Immigrants and supporters hold a rally in support of the Deferred Action for Childhood Arrivals program. (Frederic J. Brown/Agence France-Presse via Getty Images)

PRESIDENT TRUMP found a facile way to deflect blame for his decision to terminate the program that provides safe harbor for the "dreamers," some 800,000 young immigrants brought illegally to this country as minors. Lacking any policy conviction — as a candidate, Mr. Trump vowed to end the program, then once in office said the "incredible" young dreamers should breathe easy — he ducked, dodged and shunted the issue to Congress.

Agreed: Congress should have dealt with the dreamers years ago, and several times tried to do so. It failed, which is why President Barack Obama established Deferred Action for Childhood Arrivals, which grants two-year renewable reprieves from deportation, along with work permits. Mr. Trump did not kill the program outright, which may have disappointed some of his hardcore supporters. But he handed it a slow-motion death sentence, unless Congress can break its long-standing deadlock on the issue.

The president didn't have the spine to announce his decision himself. He shuffled it to Attorney General Jeff Sessions, an anti-immigration extremist who seemed to relish sticking a knife in DACA. Mr. Trump told reporters Tuesday that he hoped "Congress will be able to help" the dreamers "and do it properly." But his written statement — "young Americans have dreams too" — was a study in ambiguity. While saying the dreamers wouldn't be first in line for deportation, Mr. Trump put them on a path to lose jobs, educational opportunities, and the ability to lead open and unafraid lives.

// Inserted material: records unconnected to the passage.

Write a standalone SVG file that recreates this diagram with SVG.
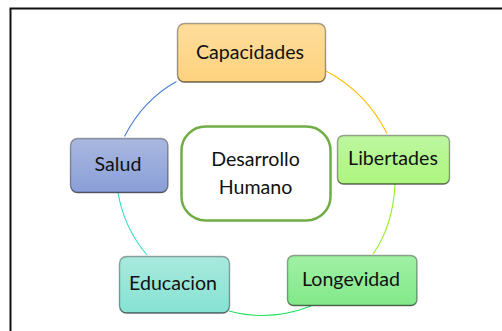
<svg xmlns="http://www.w3.org/2000/svg" width="502" height="331" viewBox="0 0 502 331">
<style>
text{font-family:"Lato","Noto Sans",sans-serif;font-size:19.6px;fill:#111;text-anchor:middle}
.c{fill:none;stroke-width:1.1}
.n{stroke-width:1.4;stroke:url(#e)}
</style>
<defs>
<linearGradient id="e" x1="0" y1="0" x2="0" y2="1"><stop offset="0" stop-color="#000" stop-opacity=".35"/><stop offset=".9" stop-color="#000" stop-opacity=".4"/><stop offset="1" stop-color="#000" stop-opacity=".6"/></linearGradient>
<linearGradient id="o" x1="0" y1="0" x2="0" y2="1"><stop offset="0" stop-color="#fedd9c"/><stop offset="1" stop-color="#fed27e"/></linearGradient>
<linearGradient id="b" x1="0" y1="0" x2="0" y2="1"><stop offset="0" stop-color="#a9b8e0"/><stop offset="1" stop-color="#8a9fd8"/></linearGradient>
<linearGradient id="g" x1="0" y1="0" x2="0" y2="1"><stop offset="0" stop-color="#bdf7a0"/><stop offset="1" stop-color="#adf67e"/></linearGradient>
<linearGradient id="t" x1="0" y1="0" x2="0" y2="1"><stop offset="0" stop-color="#a9e9dd"/><stop offset="1" stop-color="#85e3d4"/></linearGradient>
<linearGradient id="l" x1="0" y1="0" x2="0" y2="1"><stop offset="0" stop-color="#a0f0a4"/><stop offset="1" stop-color="#82e98a"/></linearGradient>
</defs>
<rect width="502" height="331" fill="#fff"/>
<path d="M10.500 331V8.500H502" fill="none" stroke="#111" stroke-width="2"/>
<g id="connectors">
<path class="c" stroke="#4a7fd0" d="M176.500 81.500Q143 100 124.500 136.500"/>
<path class="c" stroke="#ffc000" d="M326 71Q366 92 387 133.500"/>
<path class="c" stroke="#92f020" d="M395 184Q393 226 373 254"/>
<path class="c" stroke="#22e060" d="M229 311Q270 322 311 306"/>
<path class="c" stroke="#30dcc8" d="M118 192.500Q124 228 147 255"/>
</g>
<g id="capacidades"><rect class="n" x="177.500" y="23.500" width="148" height="58.500" rx="7" fill="url(#o)"/><text x="250" y="58.500">Capacidades</text></g>
<g id="salud"><rect class="n" x="70.500" y="138.500" width="97.500" height="54" rx="7" fill="url(#b)"/><text x="118" y="170.500">Salud</text></g>
<g id="libertades"><rect class="n" x="337.500" y="135.500" width="112" height="48.500" rx="6" fill="url(#g)"/><text x="393" y="165">Libertades</text></g>
<g id="educacion"><rect class="n" x="119.500" y="256.500" width="110" height="56.500" rx="7" fill="url(#t)"/><text x="173" y="290">Educacion</text></g>
<g id="longevidad"><rect class="n" x="287.500" y="255.500" width="129.500" height="50" rx="6" fill="url(#l)"/><text x="351" y="285.500">Longevidad</text></g>
<g id="desarrollo"><rect x="181.500" y="126.500" width="149" height="94" rx="24" fill="#fff" stroke="#70ad47" stroke-width="2.500"/><text x="255.500" y="165.500">Desarrollo</text><text x="255.500" y="194">Humano</text></g>
</svg>
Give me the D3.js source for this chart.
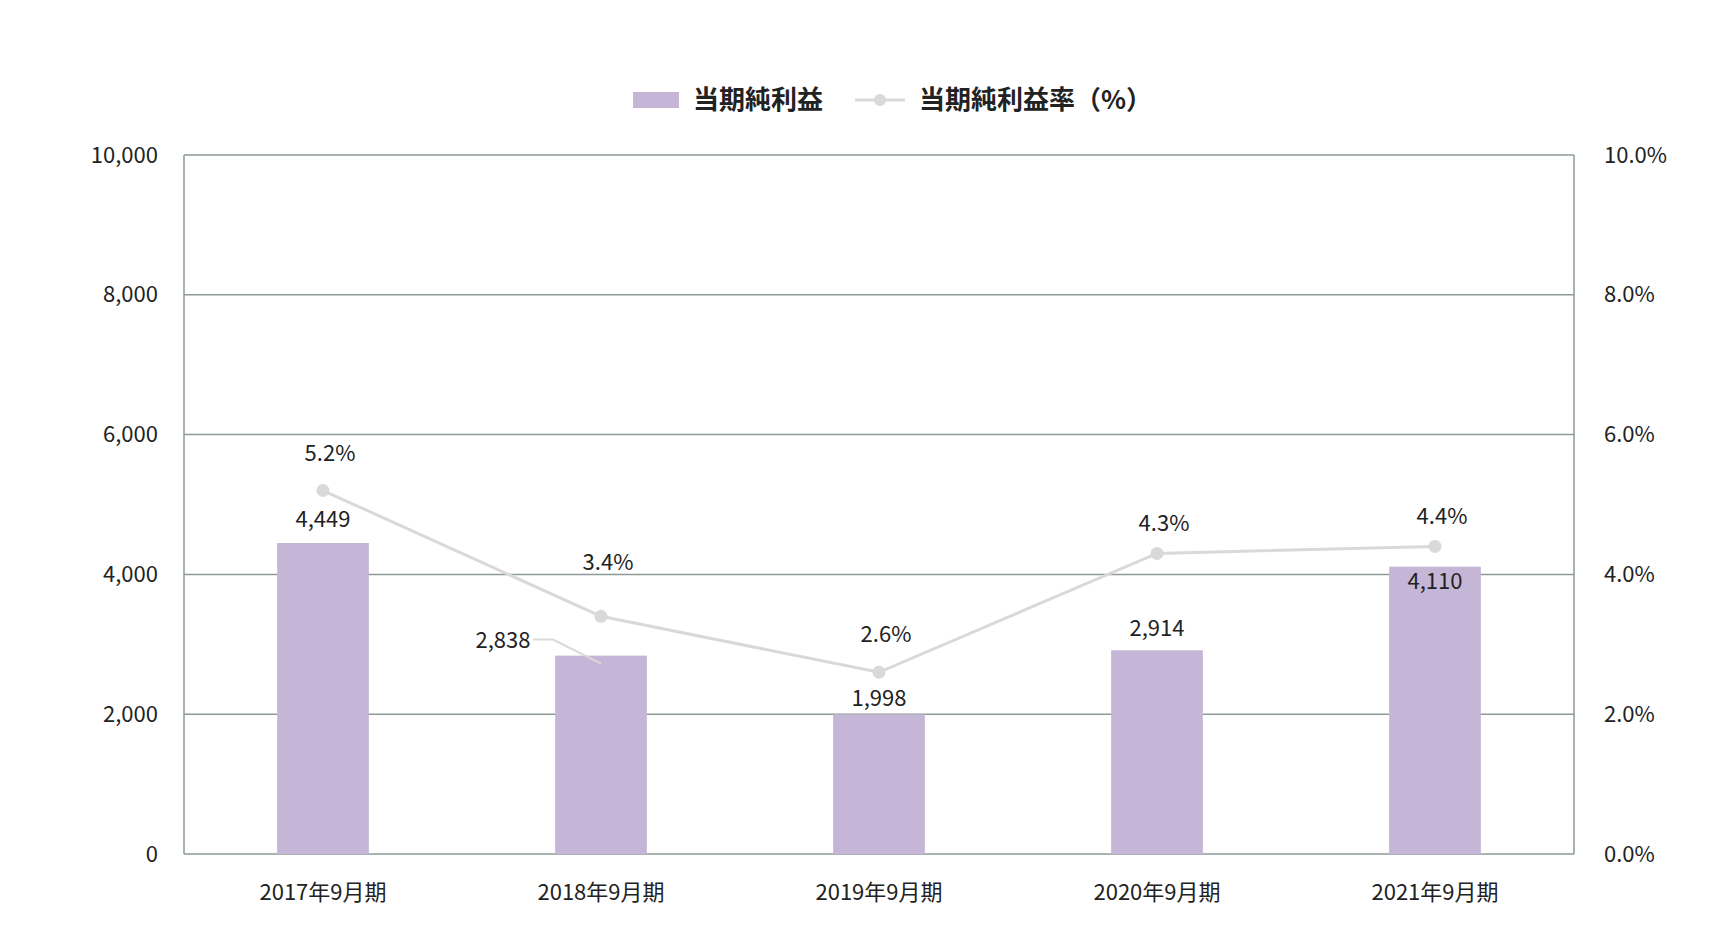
<!DOCTYPE html>
<html><head><meta charset="utf-8">
<script src="https://cdn.jsdelivr.net/npm/d3@7"></script>
<style>body{margin:0;background:#fff}svg{overflow:visible}text{font-family:"Noto Sans CJK JP",sans-serif;fill:#222}</style>
</head><body><div id="chart"></div>
<script>
// data
const periods = ['2017年9月期', '2018年9月期', '2019年9月期', '2020年9月期', '2021年9月期'];
const netIncome = [4449, 2838, 1998, 2914, 4110];
const netRate = [5.2, 3.4, 2.6, 4.3, 4.4];
const leftTicks = [0, 2000, 4000, 6000, 8000, 10000];
const rightTicks = [0, 2, 4, 6, 8, 10];

const width = 1732, height = 946;
const margin = {top: 155, right: 158, bottom: 92, left: 184};
const innerWidth = width - margin.left - margin.right;
const innerHeight = height - margin.top - margin.bottom;

const svg = d3.select('#chart').append('svg').attr('width', width).attr('height', height);
const g = svg.append('g').attr('transform', `translate(${margin.left},${margin.top})`);

const x = d3.scaleBand().domain(periods).range([0, innerWidth]).paddingInner(0.67).paddingOuter(0.335);
const y = d3.scaleLinear().domain([0, 10000]).range([innerHeight, 0]);
const y2 = d3.scaleLinear().domain([0, 10]).range([innerHeight, 0]);
const cx = d => x(d) + x.bandwidth() / 2;

// grid
g.selectAll('.grid').data(leftTicks).join('line')
    .attr('x1', 0).attr('x2', innerWidth)
    .attr('y1', d => y(d)).attr('y2', d => y(d))
    .attr('stroke', '#8d9a98').attr('stroke-width', 1.5);
g.append('line').attr('x1', 0).attr('x2', 0).attr('y1', 0).attr('y2', innerHeight).attr('stroke', '#8d9a98').attr('stroke-width', 1.5);
g.append('line').attr('x1', innerWidth).attr('x2', innerWidth).attr('y1', 0).attr('y2', innerHeight).attr('stroke', '#8d9a98').attr('stroke-width', 1.5);

// axes (labels only)
const fmt = d3.format(',');
g.append('g').call(d3.axisLeft(y).tickValues(leftTicks).tickFormat(fmt).tickSize(0).tickPadding(26))
    .call(a => a.select('.domain').remove())
    .selectAll('text').style('font-size', '22px').attr('fill', '#222');
g.append('g').attr('transform', `translate(${innerWidth},0)`)
    .call(d3.axisRight(y2).tickValues(rightTicks).tickFormat(d => d.toFixed(1) + '%').tickSize(0).tickPadding(30))
    .call(a => a.select('.domain').remove())
    .selectAll('text').style('font-size', '22px').attr('fill', '#222');
g.append('g').attr('transform', `translate(0,${innerHeight})`)
    .call(d3.axisBottom(x).tickSize(0).tickPadding(30))
    .call(a => a.select('.domain').remove())
    .selectAll('text').style('font-size', '22px').attr('fill', '#222');

// bars
g.selectAll('.bar').data(netIncome).join('rect')
    .attr('x', (d, i) => x(periods[i])).attr('width', x.bandwidth())
    .attr('y', d => y(d)).attr('height', d => innerHeight - y(d))
    .attr('fill', '#c5b6d7');

// line
const line = d3.line().x((d, i) => cx(periods[i])).y(d => y2(d));
g.append('path').datum(netRate).attr('d', line).attr('fill', 'none').attr('stroke', '#d9d9d9').attr('stroke-width', 3);
g.selectAll('.pt').data(netRate).join('circle')
    .attr('cx', (d, i) => cx(periods[i])).attr('cy', d => y2(d)).attr('r', 6.5).attr('fill', '#d9d9d9');

// bar labels
const barLabelDx = [0, -98, 0, 0, 0];
const barLabelDy = [-16, -8, -8, -14, 22];
g.selectAll('.bl').data(netIncome).join('text')
    .attr('x', (d, i) => cx(periods[i]) + barLabelDx[i]).attr('y', (d, i) => y(d) + barLabelDy[i])
    .attr('text-anchor', 'middle').style('font-size', '22px').text(d => fmt(d));
// leader line for 2018
const lx = cx(periods[1]);
g.append('polyline')
    .attr('points', `${lx - 68},${y(2838) - 16} ${lx - 48},${y(2838) - 16} ${lx},${y(2838) + 8}`)
    .attr('fill', 'none').attr('stroke', '#d9d9d9').attr('stroke-width', 2);

// rate labels
const rateDx = [7, 7, 7, 7, 7];
const rateDy = [-30, -46, -30, -22, -22];
g.selectAll('.rl').data(netRate).join('text')
    .attr('x', (d, i) => cx(periods[i]) + rateDx[i]).attr('y', (d, i) => y2(d) + rateDy[i])
    .attr('text-anchor', 'middle').style('font-size', '22px').text(d => d.toFixed(1) + '%');

// legend
const lg = svg.append('g').attr('transform', 'translate(633,100)');
lg.append('rect').attr('x', 0).attr('y', -8).attr('width', 46).attr('height', 16).attr('fill', '#c5b6d7');
lg.append('text').attr('x', 60).attr('y', 9).style('font-size', '26px').style('font-weight', 'bold').text('当期純利益');
lg.append('line').attr('x1', 222).attr('x2', 272).attr('y1', 0).attr('y2', 0).attr('stroke', '#d9d9d9').attr('stroke-width', 3);
lg.append('circle').attr('cx', 247).attr('cy', 0).attr('r', 6).attr('fill', '#d9d9d9');
lg.append('text').attr('x', 286).attr('y', 9).style('font-size', '26px').style('font-weight', 'bold').text('当期純利益率（%）');
</script></body></html>
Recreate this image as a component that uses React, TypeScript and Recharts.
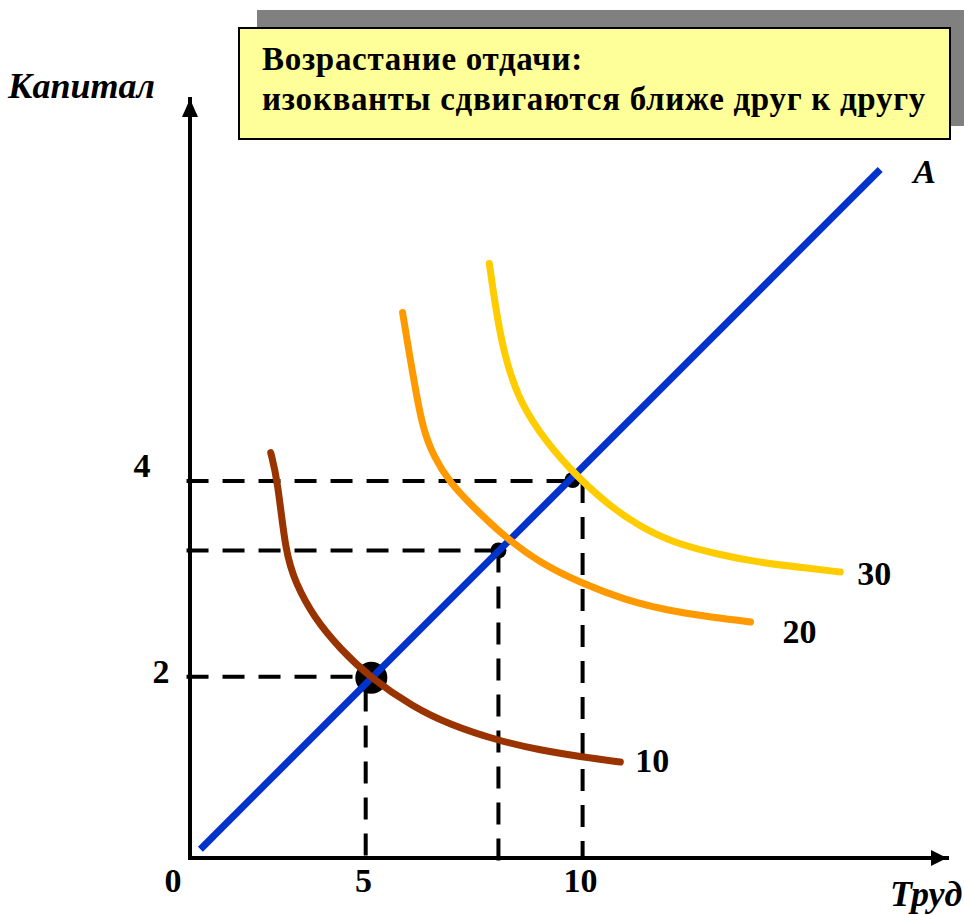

Tossing red meat to the administration's hardcore nativist base, Mr. Sessions falsely asserted that DACA amounts to unconstitutional "amnesty." In fact, DACA is a stopgap that conferred no legal status on its recipients. And despite the administration's contention that it is legally indefensible, predicting how the Supreme Court would rule on it is a guessing game. Presidents have long exercised broad discretion over the enforcement of immigration law and deportations — a matter of necessity given finite resources.

By calling attention to the plight of a sympathetic group of generally hard-working, law-abiding young people, DACA has clarified for many Americans just how senseless it would be to deport hundreds of thousands of them. That's one reason Congress should act to extend their protections.

Another is that the dreamers are a boon to the U.S. economy. They are English speakers; nearly all are in school, college or the workforce; and tens of thousands of them are working toward a bachelor's degree or higher. Most own cars and pay taxes. Many have bought houses and apartments; several thousand have even started businesses. Mr. Sessions is wrong to claim that the dreamers take jobs from Americans. In fact, the unemployment rate has plummeted in the five years since the dreamers have been eligible for work permits.

Mr. Trump's order is an assault on economic logic. By subverting the employment and educational prospects of so many promising young people, Mr. Trump has sapped their earnings and purchasing power, withdrawn their college prospects and imperiled their jobs. That's why more than 300 top executives of some of the largest U.S. corporations asked him not to rescind DACA. Now, unless Congress acts, the United States will suffer along with the dreamers.